#### Directions
Include the line containing "(0,0) rectangle (765bp,783bp);" and all lines before it, repeated exactly from the listing below, without pictures.

#### Records supplied
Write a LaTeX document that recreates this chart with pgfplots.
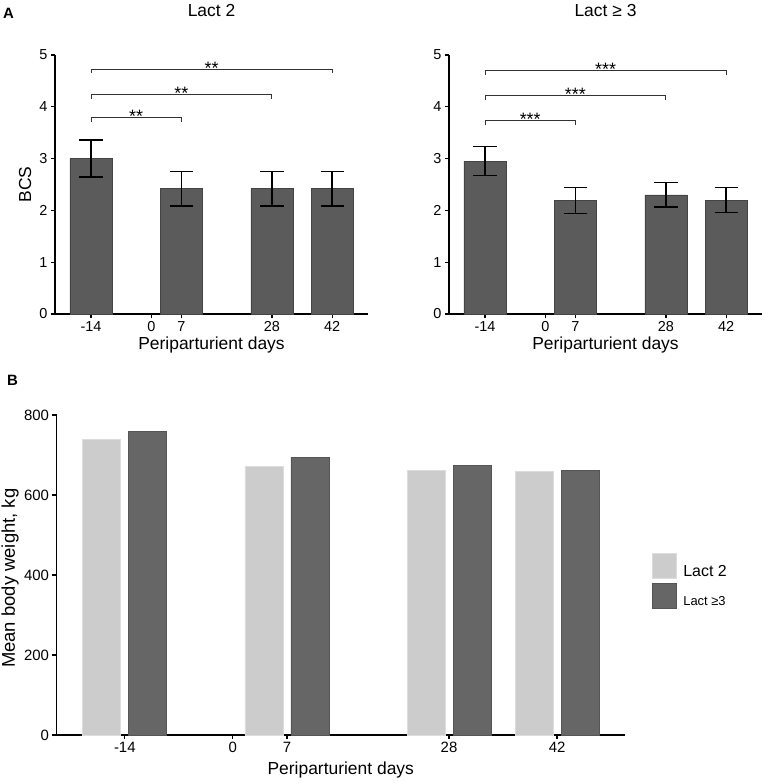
\documentclass[border=0pt]{standalone}
\usepackage{pgfplots}
\pgfplotsset{compat=1.18}
\usepackage{fontspec}
\setmainfont{Liberation Sans}
\definecolor{barA}{HTML}{5B5B5B}
\definecolor{edgeA}{HTML}{444444}
\definecolor{lightB}{HTML}{CCCCCC}
\definecolor{lightE}{HTML}{DDDDDD}
\definecolor{darkB}{HTML}{666666}
\definecolor{darkE}{HTML}{555555}
\definecolor{brk}{HTML}{333333}

\pgfplotstableread{
x y e
-14 3.00 0.36
7 2.42 0.33
28 2.42 0.33
42 2.42 0.33
}\lactTwo
\pgfplotstableread{
x y e
-14 2.95 0.28
7 2.19 0.25
28 2.30 0.24
42 2.20 0.24
}\lactThree
\pgfplotstableread{
x a b
-14 739 758
7 671 694
28 662 673
42 660 661
}\weight

\tikzset{stars/.style={anchor=base, font=\fontsize{18}{20}\selectfont, yshift=-5bp, inner sep=0pt}}
\pgfplotsset{
  Astyle/.style={
    scale only axis, width=313bp, height=259bp,
    xmin=-22.35, xmax=50.3, ymin=0, ymax=5,
    axis x line*=bottom, axis y line*=left,
    axis line style={line width=1.5bp, black},
    tick align=outside, major tick length=4bp,
    major tick style={line width=1.2bp, black},
    xtick={-14,0,7,28,42}, xticklabels={-14,0,7,28,42},
    ytick={0,1,2,3,4,5}, yticklabels={0,1,2,3,4,5},
    ticklabel style={font=\fontsize{14.5}{16}\selectfont},
    clip=false,
    ybar, bar width=42bp,
    title style={at={(axis description cs:0.5,1.127)}, anchor=base, font=\fontsize{17.5}{20}\selectfont},
    xlabel style={at={(axis description cs:0.5,-0.139)}, anchor=base, font=\fontsize{17.5}{20}\selectfont},
    ylabel style={at={(axis description cs:-0.0958,0.5)}, anchor=center, font=\fontsize{17.5}{20}\selectfont},
    xlabel={Periparturient days},
  },
  Abar/.style={fill=barA, draw=edgeA, line width=0.6bp,
    error bars/.cd, y dir=both, y explicit,
    error bar style={line width=1.6bp, black},
    error mark options={rotate=90, line width=1.6bp, black, mark size=11.7bp}},
}

\begin{document}
\begin{tikzpicture}
\useasboundingbox (0,0) rectangle (765bp,783bp);

% Panel A, left
\begin{axis}[Astyle, at={(55bp,469bp)}, anchor=south west,
  title={Lact 2}, ylabel={BCS}]
\addplot[Abar] table[x=x, y=y, y error=e] {\lactTwo};
\draw[brk, line width=0.9bp] (axis cs:-14,4.65) |- (axis cs:42,4.72) -- (axis cs:42,4.65);
\draw[brk, line width=0.9bp] (axis cs:-14,4.16) |- (axis cs:28,4.23) -- (axis cs:28,4.16);
\draw[brk, line width=0.9bp] (axis cs:-14,3.71) |- (axis cs:7,3.79) -- (axis cs:7,3.71);
\node[stars] at (axis cs:14,4.72) {**};
\node[stars] at (axis cs:7,4.23) {**};
\node[stars] at (axis cs:-3.5,3.79) {**};
\end{axis}

% Panel A, right
\begin{axis}[Astyle, at={(449bp,469bp)}, anchor=south west,
  title={Lact ≥ 3}]
\addplot[Abar] table[x=x, y=y, y error=e] {\lactThree};
\draw[brk, line width=0.9bp] (axis cs:-14,4.62) |- (axis cs:42,4.70) -- (axis cs:42,4.62);
\draw[brk, line width=0.9bp] (axis cs:-14,4.13) |- (axis cs:28,4.21) -- (axis cs:28,4.13);
\draw[brk, line width=0.9bp] (axis cs:-14,3.65) |- (axis cs:7,3.74) -- (axis cs:7,3.65);
\node[stars] at (axis cs:14,4.70) {***};
\node[stars] at (axis cs:7,4.21) {***};
\node[stars] at (axis cs:-3.5,3.74) {***};
\end{axis}

% Panel B
\begin{axis}[at={(56.5bp,48bp)}, anchor=south west,
    scale only axis, width=568.5bp, height=320bp,
    xmin=-22.85, xmax=50.8, ymin=0, ymax=800,
    axis x line*=bottom, axis y line*=left,
    axis line style={line width=1.5bp, black},
    tick align=outside, major tick length=4bp,
    major tick style={line width=1.2bp, black},
    xtick={-14,0,7,28,42}, xticklabels={-14,0,7,28,42},
    ytick={0,200,400,600,800}, yticklabels={0,200,400,600,800},
    ticklabel style={font=\fontsize{15}{17}\selectfont},
    ybar, bar width=38bp, clip=false,
    xlabel={Periparturient days},
    ylabel={Mean body weight, kg},
    xlabel style={at={(axis description cs:0.5,-0.125)}, anchor=base, font=\fontsize{17.5}{20}\selectfont},
    ylabel style={at={(axis description cs:-0.0818,0.49)}, anchor=center, font=\fontsize{18.5}{20}\selectfont},
    legend style={draw=none, fill=none, at={(axis description cs:1.047,0.570)}, anchor=north west,
      inner sep=0pt, row sep=3bp, font=\fontsize{16}{18}\selectfont},
    legend cell align=left,
    legend image code/.code={\draw[#1] (0bp,-6.8bp) rectangle (24bp,18.2bp);\path[draw=none,fill=none] (0bp,0bp) rectangle (29bp,0.1bp);},
  ]
\addplot[fill=lightB, draw=lightE, line width=0.8bp, bar shift=-23bp] table[x=x, y=a] {\weight};
\addlegendentry{Lact 2}
\addplot[fill=darkB, draw=darkE, line width=0.8bp, bar shift=23bp] table[x=x, y=b] {\weight};
\addlegendentry{\fontsize{13}{15}\selectfont Lact ≥3}
\end{axis}

\node[anchor=base west, font=\bfseries\fontsize{15}{17}\selectfont, inner sep=0pt] at (3bp,764bp) {A};
\node[anchor=base west, font=\bfseries\fontsize{15}{17}\selectfont, inner sep=0pt] at (7bp,397bp) {B};
\end{tikzpicture}
\end{document}
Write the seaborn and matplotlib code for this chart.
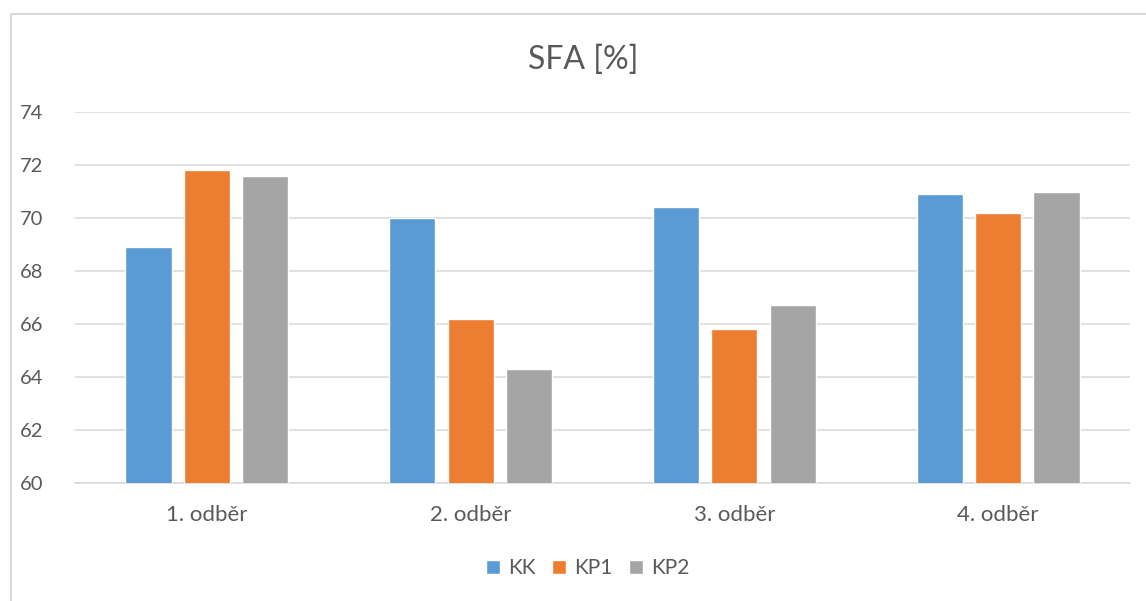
import numpy as np
import pandas as pd
import matplotlib.pyplot as plt
import seaborn as sns
from matplotlib.patches import Rectangle

# hodnoty
odbery = ['1. odběr', '2. odběr', '3. odběr', '4. odběr']
kk = [68.9, 70.0, 70.4, 70.9]
kp1 = [71.8, 66.2, 65.8, 70.2]
kp2 = [71.6, 64.3, 66.7, 71.0]
skupiny = ['KK', 'KP1', 'KP2']
barvy = ['#5B9BD5', '#ED7D31', '#A5A5A5']

df = pd.DataFrame({'odber': odbery * 3,
                   'skupina': np.repeat(skupiny, len(odbery)),
                   'hodnota': kk + kp1 + kp2})

sns.set_style('white')
plt.rcParams['font.family'] = ['Lato', 'DejaVu Sans']
sedy_text = '#595959'

fig = plt.figure(figsize=(11.46, 6.01), dpi=100)
ax = fig.add_axes([75 / 1146, 1 - 483 / 601, 1055 / 1146, 371 / 601])

sns.barplot(data=df, x='odber', y='hodnota', hue='skupina', palette=barvy,
            width=0.665, gap=0.21, saturation=1, ax=ax, zorder=3)

ax.set_ylim(60, 74)
ax.set_yticks(range(60, 75, 2))
ax.set_xlim(-0.5, 3.5)
ax.grid(axis='y', color='#d9d9d9', linewidth=1.1, zorder=0)
ax.set_axisbelow(True)
for s in ['left', 'right', 'top']:
    ax.spines[s].set_visible(False)
ax.spines['bottom'].set_color('#d9d9d9')
ax.spines['bottom'].set_linewidth(1.1)
ax.tick_params(axis='y', length=0, pad=23, labelsize=14.5, labelcolor=sedy_text)
ax.tick_params(axis='x', length=0, pad=16, labelsize=16, labelcolor=sedy_text)
ax.set_xlabel('')
ax.set_ylabel('')

fig.text(0.5 + 10 / 1146, 1 - 60 / 601, 'SFA [%]', ha='center', va='center',
         fontsize=23, color=sedy_text)

ax.legend(loc='center', bbox_to_anchor=(588 / 1146, 1 - 568 / 601),
          bbox_transform=fig.transFigure, ncol=3, frameon=False,
          fontsize=15, labelcolor=sedy_text, handlelength=0.65,
          handleheight=0.65, handletextpad=0.4, columnspacing=0.8)

# svetle sedy ramecek grafu
fig.patches.append(Rectangle((11 / 1146, -0.01), 1.02, 1 - 14 / 601 + 0.01,
                             transform=fig.transFigure, fill=False,
                             edgecolor='#d9d9d9', linewidth=1.5))

fig.savefig('out.png', dpi=100)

#### Finished task
Write a LaTeX document that recreates this chart with pgfplots.
\documentclass[border=0pt]{standalone}
\usepackage{pgfplots}
\pgfplotsset{compat=1.18}
\usepackage{fontspec}
\setmainfont{Liberation Sans}
\definecolor{barA}{HTML}{5B5B5B}
\definecolor{edgeA}{HTML}{444444}
\definecolor{lightB}{HTML}{CCCCCC}
\definecolor{lightE}{HTML}{DDDDDD}
\definecolor{darkB}{HTML}{666666}
\definecolor{darkE}{HTML}{555555}
\definecolor{brk}{HTML}{333333}

\pgfplotstableread{
x y e
-14 3.00 0.36
7 2.42 0.33
28 2.42 0.33
42 2.42 0.33
}\lactTwo
\pgfplotstableread{
x y e
-14 2.95 0.28
7 2.19 0.25
28 2.30 0.24
42 2.20 0.24
}\lactThree
\pgfplotstableread{
x a b
-14 739 758
7 671 694
28 662 673
42 660 661
}\weight

\tikzset{stars/.style={anchor=base, font=\fontsize{18}{20}\selectfont, yshift=-5bp, inner sep=0pt}}
\pgfplotsset{
  Astyle/.style={
    scale only axis, width=313bp, height=259bp,
    xmin=-22.35, xmax=50.3, ymin=0, ymax=5,
    axis x line*=bottom, axis y line*=left,
    axis line style={line width=1.5bp, black},
    tick align=outside, major tick length=4bp,
    major tick style={line width=1.2bp, black},
    xtick={-14,0,7,28,42}, xticklabels={-14,0,7,28,42},
    ytick={0,1,2,3,4,5}, yticklabels={0,1,2,3,4,5},
    ticklabel style={font=\fontsize{14.5}{16}\selectfont},
    clip=false,
    ybar, bar width=42bp,
    title style={at={(axis description cs:0.5,1.127)}, anchor=base, font=\fontsize{17.5}{20}\selectfont},
    xlabel style={at={(axis description cs:0.5,-0.139)}, anchor=base, font=\fontsize{17.5}{20}\selectfont},
    ylabel style={at={(axis description cs:-0.0958,0.5)}, anchor=center, font=\fontsize{17.5}{20}\selectfont},
    xlabel={Periparturient days},
  },
  Abar/.style={fill=barA, draw=edgeA, line width=0.6bp,
    error bars/.cd, y dir=both, y explicit,
    error bar style={line width=1.6bp, black},
    error mark options={rotate=90, line width=1.6bp, black, mark size=11.7bp}},
}

\begin{document}
\begin{tikzpicture}
\useasboundingbox (0,0) rectangle (765bp,783bp);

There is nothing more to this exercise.